◆ **TASK TO CARRY OUT**: Write the listing below out again exactly, dropping the images.

◆ **MATERIAL PROVIDED**:
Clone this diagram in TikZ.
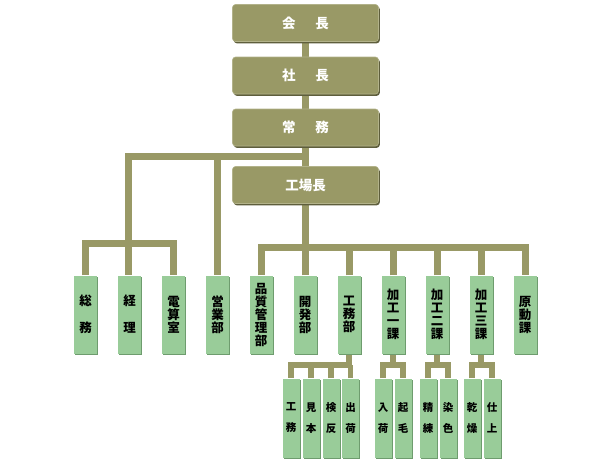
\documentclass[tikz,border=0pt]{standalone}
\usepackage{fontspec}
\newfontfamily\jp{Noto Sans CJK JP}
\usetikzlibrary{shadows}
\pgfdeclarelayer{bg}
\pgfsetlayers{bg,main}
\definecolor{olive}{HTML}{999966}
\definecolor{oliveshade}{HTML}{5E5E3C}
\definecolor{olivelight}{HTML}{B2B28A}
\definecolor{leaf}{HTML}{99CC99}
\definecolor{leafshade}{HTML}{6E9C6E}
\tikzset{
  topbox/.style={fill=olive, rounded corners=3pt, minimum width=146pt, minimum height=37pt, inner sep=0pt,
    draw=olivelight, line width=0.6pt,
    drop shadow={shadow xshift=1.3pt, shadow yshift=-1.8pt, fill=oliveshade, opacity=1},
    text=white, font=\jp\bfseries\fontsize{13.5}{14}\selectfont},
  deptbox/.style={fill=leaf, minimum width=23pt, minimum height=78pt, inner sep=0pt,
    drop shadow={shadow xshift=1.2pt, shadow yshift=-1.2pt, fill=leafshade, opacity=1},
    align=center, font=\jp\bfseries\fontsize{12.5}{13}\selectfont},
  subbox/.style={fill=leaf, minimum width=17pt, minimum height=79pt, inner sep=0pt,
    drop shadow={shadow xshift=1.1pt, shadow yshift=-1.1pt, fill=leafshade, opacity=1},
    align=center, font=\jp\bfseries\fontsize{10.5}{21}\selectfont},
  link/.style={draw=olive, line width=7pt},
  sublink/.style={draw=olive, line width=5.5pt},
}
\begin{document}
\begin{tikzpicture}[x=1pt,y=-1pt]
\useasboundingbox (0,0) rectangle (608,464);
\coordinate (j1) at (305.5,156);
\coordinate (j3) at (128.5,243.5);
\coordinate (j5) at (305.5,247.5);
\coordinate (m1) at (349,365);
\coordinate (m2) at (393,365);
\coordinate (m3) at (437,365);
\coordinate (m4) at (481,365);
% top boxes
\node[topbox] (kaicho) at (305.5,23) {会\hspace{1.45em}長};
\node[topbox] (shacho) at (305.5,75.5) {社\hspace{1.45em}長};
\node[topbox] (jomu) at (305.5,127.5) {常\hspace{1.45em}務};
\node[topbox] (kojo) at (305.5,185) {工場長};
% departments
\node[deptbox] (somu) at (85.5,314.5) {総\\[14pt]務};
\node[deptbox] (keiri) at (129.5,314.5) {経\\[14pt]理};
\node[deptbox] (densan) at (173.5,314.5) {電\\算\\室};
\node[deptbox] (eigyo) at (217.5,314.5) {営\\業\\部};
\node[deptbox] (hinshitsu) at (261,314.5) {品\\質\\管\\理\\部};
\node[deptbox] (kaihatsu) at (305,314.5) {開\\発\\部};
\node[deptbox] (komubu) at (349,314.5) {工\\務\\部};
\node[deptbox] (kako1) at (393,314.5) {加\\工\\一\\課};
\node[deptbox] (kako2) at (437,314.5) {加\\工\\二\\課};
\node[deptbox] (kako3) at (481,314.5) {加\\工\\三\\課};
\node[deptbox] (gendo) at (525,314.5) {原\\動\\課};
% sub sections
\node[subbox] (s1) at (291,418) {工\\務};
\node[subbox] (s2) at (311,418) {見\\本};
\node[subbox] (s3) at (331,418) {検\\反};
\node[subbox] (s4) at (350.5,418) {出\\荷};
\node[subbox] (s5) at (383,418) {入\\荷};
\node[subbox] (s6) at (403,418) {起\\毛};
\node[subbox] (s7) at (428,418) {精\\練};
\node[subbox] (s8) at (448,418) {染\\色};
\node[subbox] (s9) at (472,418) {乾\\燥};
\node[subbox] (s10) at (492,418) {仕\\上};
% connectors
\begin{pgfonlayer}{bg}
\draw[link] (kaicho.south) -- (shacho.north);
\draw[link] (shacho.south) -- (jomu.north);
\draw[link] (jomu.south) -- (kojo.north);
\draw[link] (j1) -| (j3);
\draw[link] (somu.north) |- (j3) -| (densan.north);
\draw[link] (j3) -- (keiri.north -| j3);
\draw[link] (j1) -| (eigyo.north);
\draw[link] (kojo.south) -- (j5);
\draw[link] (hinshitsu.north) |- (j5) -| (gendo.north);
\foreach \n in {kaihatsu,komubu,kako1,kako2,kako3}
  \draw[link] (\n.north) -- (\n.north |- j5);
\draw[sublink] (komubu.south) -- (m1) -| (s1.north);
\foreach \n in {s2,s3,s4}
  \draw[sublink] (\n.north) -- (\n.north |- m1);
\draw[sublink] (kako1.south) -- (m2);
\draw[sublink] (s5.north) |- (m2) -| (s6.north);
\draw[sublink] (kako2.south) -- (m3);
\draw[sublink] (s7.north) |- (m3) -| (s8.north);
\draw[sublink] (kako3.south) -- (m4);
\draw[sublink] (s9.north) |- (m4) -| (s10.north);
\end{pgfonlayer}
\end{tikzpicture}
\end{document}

◆ **OUTPUT OF THE EXERCISE**:
Clone this diagram in TikZ.
\documentclass[tikz,border=0pt]{standalone}
\usepackage{fontspec}
\newfontfamily\jp{Noto Sans CJK JP}
\usetikzlibrary{shadows}
\pgfdeclarelayer{bg}
\pgfsetlayers{bg,main}
\definecolor{olive}{HTML}{999966}
\definecolor{oliveshade}{HTML}{5E5E3C}
\definecolor{olivelight}{HTML}{B2B28A}
\definecolor{leaf}{HTML}{99CC99}
\definecolor{leafshade}{HTML}{6E9C6E}
\tikzset{
  topbox/.style={fill=olive, rounded corners=3pt, minimum width=146pt, minimum height=37pt, inner sep=0pt,
    draw=olivelight, line width=0.6pt,
    drop shadow={shadow xshift=1.3pt, shadow yshift=-1.8pt, fill=oliveshade, opacity=1},
    text=white, font=\jp\bfseries\fontsize{13.5}{14}\selectfont},
  deptbox/.style={fill=leaf, minimum width=23pt, minimum height=78pt, inner sep=0pt,
    drop shadow={shadow xshift=1.2pt, shadow yshift=-1.2pt, fill=leafshade, opacity=1},
    align=center, font=\jp\bfseries\fontsize{12.5}{13}\selectfont},
  subbox/.style={fill=leaf, minimum width=17pt, minimum height=79pt, inner sep=0pt,
    drop shadow={shadow xshift=1.1pt, shadow yshift=-1.1pt, fill=leafshade, opacity=1},
    align=center, font=\jp\bfseries\fontsize{10.5}{21}\selectfont},
  link/.style={draw=olive, line width=7pt},
  sublink/.style={draw=olive, line width=5.5pt},
}
\begin{document}
\begin{tikzpicture}[x=1pt,y=-1pt]
\useasboundingbox (0,0) rectangle (608,464);
\coordinate (j1) at (305.5,156);
\coordinate (j3) at (128.5,243.5);
\coordinate (j5) at (305.5,247.5);
\coordinate (m1) at (349,365);
\coordinate (m2) at (393,365);
\coordinate (m3) at (437,365);
\coordinate (m4) at (481,365);
% top boxes
\node[topbox] (kaicho) at (305.5,23) {会\hspace{1.45em}長};
\node[topbox] (shacho) at (305.5,75.5) {社\hspace{1.45em}長};
\node[topbox] (jomu) at (305.5,127.5) {常\hspace{1.45em}務};
\node[topbox] (kojo) at (305.5,185) {工場長};
% departments
\node[deptbox] (somu) at (85.5,314.5) {総\\[14pt]務};
\node[deptbox] (keiri) at (129.5,314.5) {経\\[14pt]理};
\node[deptbox] (densan) at (173.5,314.5) {電\\算\\室};
\node[deptbox] (eigyo) at (217.5,314.5) {営\\業\\部};
\node[deptbox] (hinshitsu) at (261,314.5) {品\\質\\管\\理\\部};
\node[deptbox] (kaihatsu) at (305,314.5) {開\\発\\部};
\node[deptbox] (komubu) at (349,314.5) {工\\務\\部};
\node[deptbox] (kako1) at (393,314.5) {加\\工\\一\\課};
\node[deptbox] (kako2) at (437,314.5) {加\\工\\二\\課};
\node[deptbox] (kako3) at (481,314.5) {加\\工\\三\\課};
\node[deptbox] (gendo) at (525,314.5) {原\\動\\課};
% sub sections
\node[subbox] (s1) at (291,418) {工\\務};
\node[subbox] (s2) at (311,418) {見\\本};
\node[subbox] (s3) at (331,418) {検\\反};
\node[subbox] (s4) at (350.5,418) {出\\荷};
\node[subbox] (s5) at (383,418) {入\\荷};
\node[subbox] (s6) at (403,418) {起\\毛};
\node[subbox] (s7) at (428,418) {精\\練};
\node[subbox] (s8) at (448,418) {染\\色};
\node[subbox] (s9) at (472,418) {乾\\燥};
\node[subbox] (s10) at (492,418) {仕\\上};
% connectors
\begin{pgfonlayer}{bg}
\draw[link] (kaicho.south) -- (shacho.north);
\draw[link] (shacho.south) -- (jomu.north);
\draw[link] (jomu.south) -- (kojo.north);
\draw[link] (j1) -| (j3);
\draw[link] (somu.north) |- (j3) -| (densan.north);
\draw[link] (j3) -- (keiri.north -| j3);
\draw[link] (j1) -| (eigyo.north);
\draw[link] (kojo.south) -- (j5);
\draw[link] (hinshitsu.north) |- (j5) -| (gendo.north);
\foreach \n in {kaihatsu,komubu,kako1,kako2,kako3}
  \draw[link] (\n.north) -- (\n.north |- j5);
\draw[sublink] (komubu.south) -- (m1) -| (s1.north);
\foreach \n in {s2,s3,s4}
  \draw[sublink] (\n.north) -- (\n.north |- m1);
\draw[sublink] (kako1.south) -- (m2);
\draw[sublink] (s5.north) |- (m2) -| (s6.north);
\draw[sublink] (kako2.south) -- (m3);
\draw[sublink] (s7.north) |- (m3) -| (s8.north);
\draw[sublink] (kako3.south) -- (m4);
\draw[sublink] (s9.north) |- (m4) -| (s10.north);
\end{pgfonlayer}
\end{tikzpicture}
\end{document}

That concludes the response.